**DIRECTIONS**
Skip pictures in the listing below; copy exactly the lines from the one with "What Plotly code" through the one with "import plotly.graph_objects as go", inclusive.
═════ MATERIAL FOR THIS TASK ═════
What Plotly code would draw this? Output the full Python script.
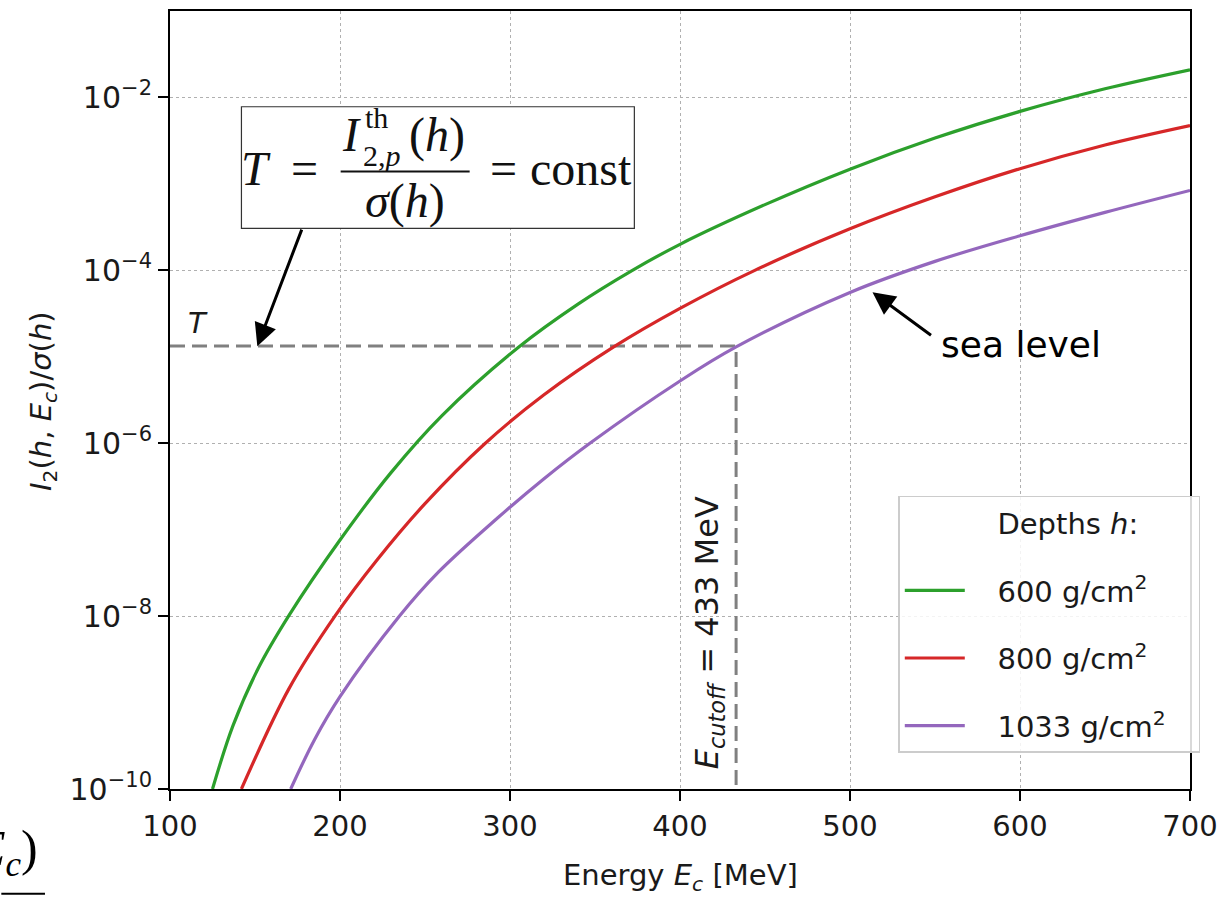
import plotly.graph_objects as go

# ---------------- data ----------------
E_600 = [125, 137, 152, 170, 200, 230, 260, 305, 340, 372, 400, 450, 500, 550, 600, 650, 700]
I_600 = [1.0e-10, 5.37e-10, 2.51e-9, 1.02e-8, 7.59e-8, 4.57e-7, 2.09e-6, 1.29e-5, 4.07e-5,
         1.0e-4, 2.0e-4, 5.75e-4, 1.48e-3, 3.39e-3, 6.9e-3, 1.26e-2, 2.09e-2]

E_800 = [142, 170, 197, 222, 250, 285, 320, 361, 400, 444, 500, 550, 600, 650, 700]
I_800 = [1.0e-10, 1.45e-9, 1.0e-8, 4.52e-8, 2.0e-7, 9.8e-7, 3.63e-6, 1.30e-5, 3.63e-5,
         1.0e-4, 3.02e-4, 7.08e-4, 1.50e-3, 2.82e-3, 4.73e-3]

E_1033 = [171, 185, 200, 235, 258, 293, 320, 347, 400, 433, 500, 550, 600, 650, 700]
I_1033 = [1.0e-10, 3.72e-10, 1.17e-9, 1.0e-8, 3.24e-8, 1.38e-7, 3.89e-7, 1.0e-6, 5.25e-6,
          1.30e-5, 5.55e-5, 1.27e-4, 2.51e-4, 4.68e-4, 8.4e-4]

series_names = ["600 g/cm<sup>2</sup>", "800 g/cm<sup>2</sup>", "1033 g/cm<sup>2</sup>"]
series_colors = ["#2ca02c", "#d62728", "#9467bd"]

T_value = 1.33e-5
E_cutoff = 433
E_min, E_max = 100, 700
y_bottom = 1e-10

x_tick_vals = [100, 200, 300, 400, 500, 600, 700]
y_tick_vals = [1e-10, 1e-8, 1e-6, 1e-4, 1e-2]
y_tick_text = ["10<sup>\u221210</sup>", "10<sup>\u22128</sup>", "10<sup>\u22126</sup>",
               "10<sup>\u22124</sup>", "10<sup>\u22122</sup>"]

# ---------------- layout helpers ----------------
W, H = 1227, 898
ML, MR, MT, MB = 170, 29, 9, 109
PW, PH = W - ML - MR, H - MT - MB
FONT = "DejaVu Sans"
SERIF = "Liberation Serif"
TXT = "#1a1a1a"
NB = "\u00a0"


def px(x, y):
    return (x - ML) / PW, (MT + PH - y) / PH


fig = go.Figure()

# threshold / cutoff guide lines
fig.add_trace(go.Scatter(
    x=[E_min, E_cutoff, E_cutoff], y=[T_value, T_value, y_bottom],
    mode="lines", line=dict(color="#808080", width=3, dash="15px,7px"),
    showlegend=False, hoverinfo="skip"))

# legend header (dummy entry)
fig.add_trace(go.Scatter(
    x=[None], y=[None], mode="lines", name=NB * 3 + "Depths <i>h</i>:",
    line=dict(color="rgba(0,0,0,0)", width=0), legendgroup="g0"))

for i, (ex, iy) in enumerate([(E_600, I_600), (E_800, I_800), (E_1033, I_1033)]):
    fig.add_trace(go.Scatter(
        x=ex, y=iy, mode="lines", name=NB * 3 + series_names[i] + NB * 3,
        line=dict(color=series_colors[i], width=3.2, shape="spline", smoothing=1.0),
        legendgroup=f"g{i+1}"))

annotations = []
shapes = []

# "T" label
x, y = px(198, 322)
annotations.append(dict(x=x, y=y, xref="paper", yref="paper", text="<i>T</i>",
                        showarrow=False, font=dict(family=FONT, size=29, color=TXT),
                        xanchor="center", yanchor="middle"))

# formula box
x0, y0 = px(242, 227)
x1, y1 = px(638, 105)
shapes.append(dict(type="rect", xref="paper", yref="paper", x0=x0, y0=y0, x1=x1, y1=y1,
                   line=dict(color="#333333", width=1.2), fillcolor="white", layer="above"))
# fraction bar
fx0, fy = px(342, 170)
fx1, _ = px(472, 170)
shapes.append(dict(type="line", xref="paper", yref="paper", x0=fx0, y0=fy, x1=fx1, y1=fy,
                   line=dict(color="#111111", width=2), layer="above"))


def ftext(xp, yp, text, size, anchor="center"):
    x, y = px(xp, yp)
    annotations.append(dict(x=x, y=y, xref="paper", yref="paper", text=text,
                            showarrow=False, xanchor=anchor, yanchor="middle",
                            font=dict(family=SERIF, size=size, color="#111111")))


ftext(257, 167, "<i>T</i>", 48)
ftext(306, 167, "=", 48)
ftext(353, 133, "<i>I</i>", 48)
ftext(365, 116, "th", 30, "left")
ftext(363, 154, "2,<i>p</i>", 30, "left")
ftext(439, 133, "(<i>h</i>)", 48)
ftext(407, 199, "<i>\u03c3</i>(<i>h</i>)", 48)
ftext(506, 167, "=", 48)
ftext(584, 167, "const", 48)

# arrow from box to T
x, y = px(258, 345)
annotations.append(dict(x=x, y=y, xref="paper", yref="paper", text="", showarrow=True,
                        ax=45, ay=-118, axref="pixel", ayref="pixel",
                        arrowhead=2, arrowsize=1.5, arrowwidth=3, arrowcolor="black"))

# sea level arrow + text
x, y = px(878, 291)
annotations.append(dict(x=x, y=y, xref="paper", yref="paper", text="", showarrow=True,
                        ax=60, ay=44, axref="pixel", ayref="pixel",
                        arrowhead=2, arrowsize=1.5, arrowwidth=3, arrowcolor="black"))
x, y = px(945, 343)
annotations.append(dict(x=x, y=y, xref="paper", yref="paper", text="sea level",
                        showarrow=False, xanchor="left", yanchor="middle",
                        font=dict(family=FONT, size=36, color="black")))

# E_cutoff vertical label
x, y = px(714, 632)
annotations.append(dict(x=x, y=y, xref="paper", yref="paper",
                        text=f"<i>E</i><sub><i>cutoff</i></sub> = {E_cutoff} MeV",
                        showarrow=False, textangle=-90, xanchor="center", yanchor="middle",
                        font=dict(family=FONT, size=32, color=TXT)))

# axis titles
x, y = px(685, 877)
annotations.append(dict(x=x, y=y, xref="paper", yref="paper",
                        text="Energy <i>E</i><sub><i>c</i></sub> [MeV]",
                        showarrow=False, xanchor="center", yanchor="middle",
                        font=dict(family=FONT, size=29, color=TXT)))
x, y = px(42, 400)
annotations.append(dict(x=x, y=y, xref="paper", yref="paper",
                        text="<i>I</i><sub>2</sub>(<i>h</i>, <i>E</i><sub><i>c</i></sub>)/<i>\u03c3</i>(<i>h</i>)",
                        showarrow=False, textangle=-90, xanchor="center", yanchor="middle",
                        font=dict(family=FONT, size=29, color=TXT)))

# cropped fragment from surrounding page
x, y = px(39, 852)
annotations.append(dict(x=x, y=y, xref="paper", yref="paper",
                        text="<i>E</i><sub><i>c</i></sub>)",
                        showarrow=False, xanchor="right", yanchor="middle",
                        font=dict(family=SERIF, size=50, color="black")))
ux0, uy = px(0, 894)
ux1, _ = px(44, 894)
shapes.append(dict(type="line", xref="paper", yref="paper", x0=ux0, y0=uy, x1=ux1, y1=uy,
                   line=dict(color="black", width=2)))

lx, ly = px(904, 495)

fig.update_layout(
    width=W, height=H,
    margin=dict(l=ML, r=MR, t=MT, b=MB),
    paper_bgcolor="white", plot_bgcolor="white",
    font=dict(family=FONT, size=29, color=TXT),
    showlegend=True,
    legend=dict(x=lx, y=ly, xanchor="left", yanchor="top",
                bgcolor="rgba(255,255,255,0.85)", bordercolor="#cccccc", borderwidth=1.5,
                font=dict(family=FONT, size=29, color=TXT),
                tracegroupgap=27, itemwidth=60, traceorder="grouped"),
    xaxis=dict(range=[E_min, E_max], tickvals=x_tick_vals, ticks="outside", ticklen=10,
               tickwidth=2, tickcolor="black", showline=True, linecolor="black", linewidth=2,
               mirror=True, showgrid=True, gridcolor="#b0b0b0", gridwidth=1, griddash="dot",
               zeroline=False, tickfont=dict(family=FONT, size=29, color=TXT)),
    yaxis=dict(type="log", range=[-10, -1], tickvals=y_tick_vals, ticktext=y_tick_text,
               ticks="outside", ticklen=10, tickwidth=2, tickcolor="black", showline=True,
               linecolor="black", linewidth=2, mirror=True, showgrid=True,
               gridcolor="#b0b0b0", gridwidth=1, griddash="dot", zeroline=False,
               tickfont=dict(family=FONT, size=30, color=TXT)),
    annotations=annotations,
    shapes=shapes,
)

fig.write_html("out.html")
═════
═════ MATERIAL FOR THIS TASK ═════
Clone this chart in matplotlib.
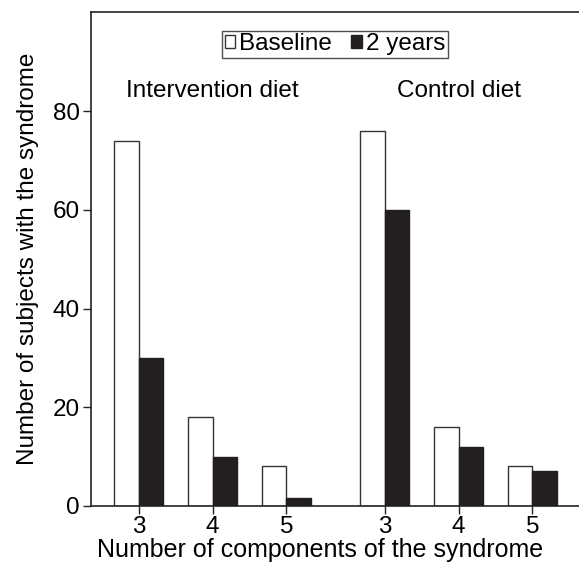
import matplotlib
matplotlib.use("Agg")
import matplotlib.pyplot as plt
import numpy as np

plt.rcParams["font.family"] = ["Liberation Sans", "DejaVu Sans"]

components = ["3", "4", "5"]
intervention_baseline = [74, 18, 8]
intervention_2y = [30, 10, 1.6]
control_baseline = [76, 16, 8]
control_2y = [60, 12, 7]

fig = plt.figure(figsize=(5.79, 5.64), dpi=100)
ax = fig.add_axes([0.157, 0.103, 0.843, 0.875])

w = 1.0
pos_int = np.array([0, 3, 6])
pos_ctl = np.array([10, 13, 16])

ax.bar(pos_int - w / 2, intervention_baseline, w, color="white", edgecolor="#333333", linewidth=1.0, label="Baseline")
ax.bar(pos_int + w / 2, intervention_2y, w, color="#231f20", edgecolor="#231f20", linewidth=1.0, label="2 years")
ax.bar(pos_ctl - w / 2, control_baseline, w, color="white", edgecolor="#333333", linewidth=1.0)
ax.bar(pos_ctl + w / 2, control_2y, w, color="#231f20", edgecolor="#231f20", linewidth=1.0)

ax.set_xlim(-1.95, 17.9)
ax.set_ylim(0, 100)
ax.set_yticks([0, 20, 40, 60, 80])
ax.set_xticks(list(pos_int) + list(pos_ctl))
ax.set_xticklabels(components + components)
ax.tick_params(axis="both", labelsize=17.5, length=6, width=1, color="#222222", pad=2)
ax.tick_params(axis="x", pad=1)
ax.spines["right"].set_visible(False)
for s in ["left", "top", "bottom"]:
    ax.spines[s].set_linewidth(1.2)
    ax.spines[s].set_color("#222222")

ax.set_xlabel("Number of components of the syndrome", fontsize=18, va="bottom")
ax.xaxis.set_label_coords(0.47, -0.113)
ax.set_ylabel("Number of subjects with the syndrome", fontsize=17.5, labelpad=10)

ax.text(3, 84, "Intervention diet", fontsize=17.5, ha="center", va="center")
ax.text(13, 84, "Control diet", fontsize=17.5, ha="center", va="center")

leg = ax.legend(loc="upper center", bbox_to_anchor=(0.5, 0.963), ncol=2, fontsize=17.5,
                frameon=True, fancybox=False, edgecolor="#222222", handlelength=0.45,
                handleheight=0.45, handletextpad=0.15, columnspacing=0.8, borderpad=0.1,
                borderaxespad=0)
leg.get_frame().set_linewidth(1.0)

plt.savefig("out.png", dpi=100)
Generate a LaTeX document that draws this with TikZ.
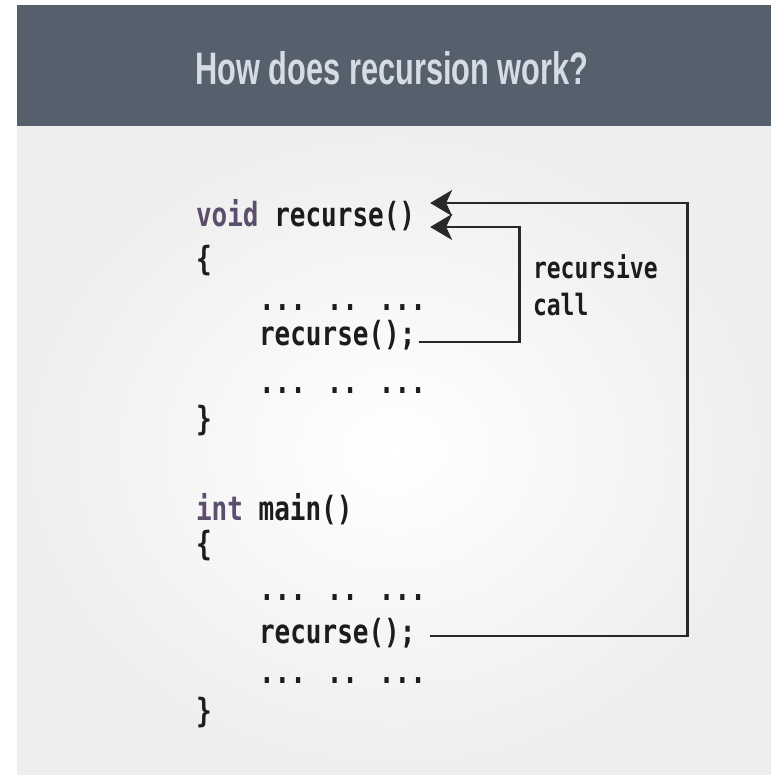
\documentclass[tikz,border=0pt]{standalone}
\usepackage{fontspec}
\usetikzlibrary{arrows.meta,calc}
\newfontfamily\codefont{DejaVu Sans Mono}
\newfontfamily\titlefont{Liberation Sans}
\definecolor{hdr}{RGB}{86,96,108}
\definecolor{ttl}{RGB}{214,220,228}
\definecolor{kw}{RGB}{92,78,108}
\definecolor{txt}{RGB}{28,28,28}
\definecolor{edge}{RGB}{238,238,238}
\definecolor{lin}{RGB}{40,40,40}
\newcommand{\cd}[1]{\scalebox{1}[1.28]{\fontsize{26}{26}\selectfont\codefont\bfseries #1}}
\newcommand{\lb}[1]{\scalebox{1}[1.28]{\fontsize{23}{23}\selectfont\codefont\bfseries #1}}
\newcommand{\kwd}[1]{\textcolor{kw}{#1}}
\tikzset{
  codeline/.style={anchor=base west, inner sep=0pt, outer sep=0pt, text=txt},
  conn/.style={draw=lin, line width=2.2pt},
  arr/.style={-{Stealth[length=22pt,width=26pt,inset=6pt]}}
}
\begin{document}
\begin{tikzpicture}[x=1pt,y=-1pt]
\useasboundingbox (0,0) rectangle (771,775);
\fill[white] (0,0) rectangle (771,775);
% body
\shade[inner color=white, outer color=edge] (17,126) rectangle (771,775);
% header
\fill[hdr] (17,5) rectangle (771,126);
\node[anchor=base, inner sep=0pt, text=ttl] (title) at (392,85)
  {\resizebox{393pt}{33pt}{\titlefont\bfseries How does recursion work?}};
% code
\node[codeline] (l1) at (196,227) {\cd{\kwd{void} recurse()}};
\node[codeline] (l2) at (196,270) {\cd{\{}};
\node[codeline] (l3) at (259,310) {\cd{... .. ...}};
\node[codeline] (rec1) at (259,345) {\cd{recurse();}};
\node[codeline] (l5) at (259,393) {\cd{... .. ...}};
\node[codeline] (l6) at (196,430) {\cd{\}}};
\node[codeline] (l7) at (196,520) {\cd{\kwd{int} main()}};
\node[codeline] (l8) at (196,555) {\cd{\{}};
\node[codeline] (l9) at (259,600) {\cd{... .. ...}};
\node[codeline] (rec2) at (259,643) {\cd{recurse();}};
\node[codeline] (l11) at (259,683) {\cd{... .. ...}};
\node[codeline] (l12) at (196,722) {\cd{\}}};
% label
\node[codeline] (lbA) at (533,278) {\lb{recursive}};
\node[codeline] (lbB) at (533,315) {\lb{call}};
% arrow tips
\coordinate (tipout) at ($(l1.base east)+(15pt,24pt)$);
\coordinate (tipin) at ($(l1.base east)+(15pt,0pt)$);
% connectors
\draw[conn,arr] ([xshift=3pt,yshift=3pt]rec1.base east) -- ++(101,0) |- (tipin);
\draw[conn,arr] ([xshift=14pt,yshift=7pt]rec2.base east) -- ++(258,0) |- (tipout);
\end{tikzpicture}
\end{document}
═════
═════ MATERIAL FOR THIS TASK ═════
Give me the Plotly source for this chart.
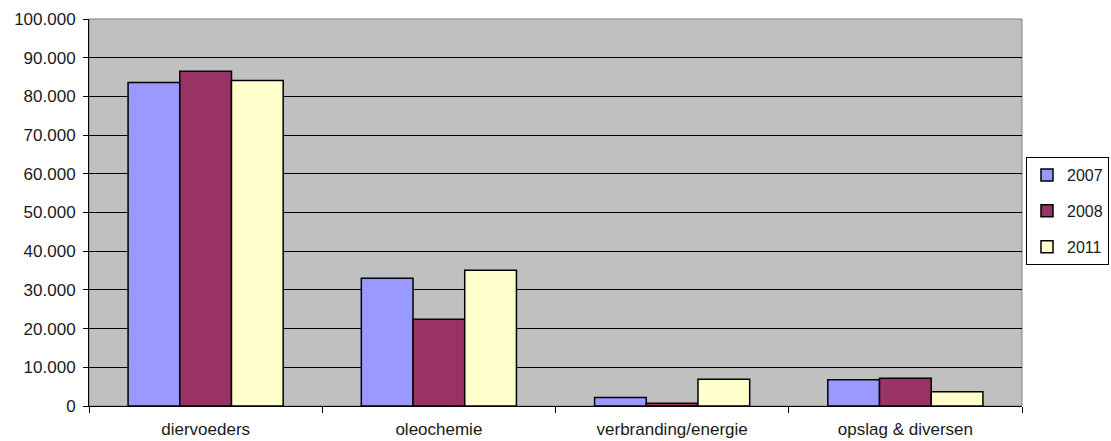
═════
**WRITTEN ANSWER**
What Plotly code would draw this? Output the full Python script.
import plotly.graph_objects as go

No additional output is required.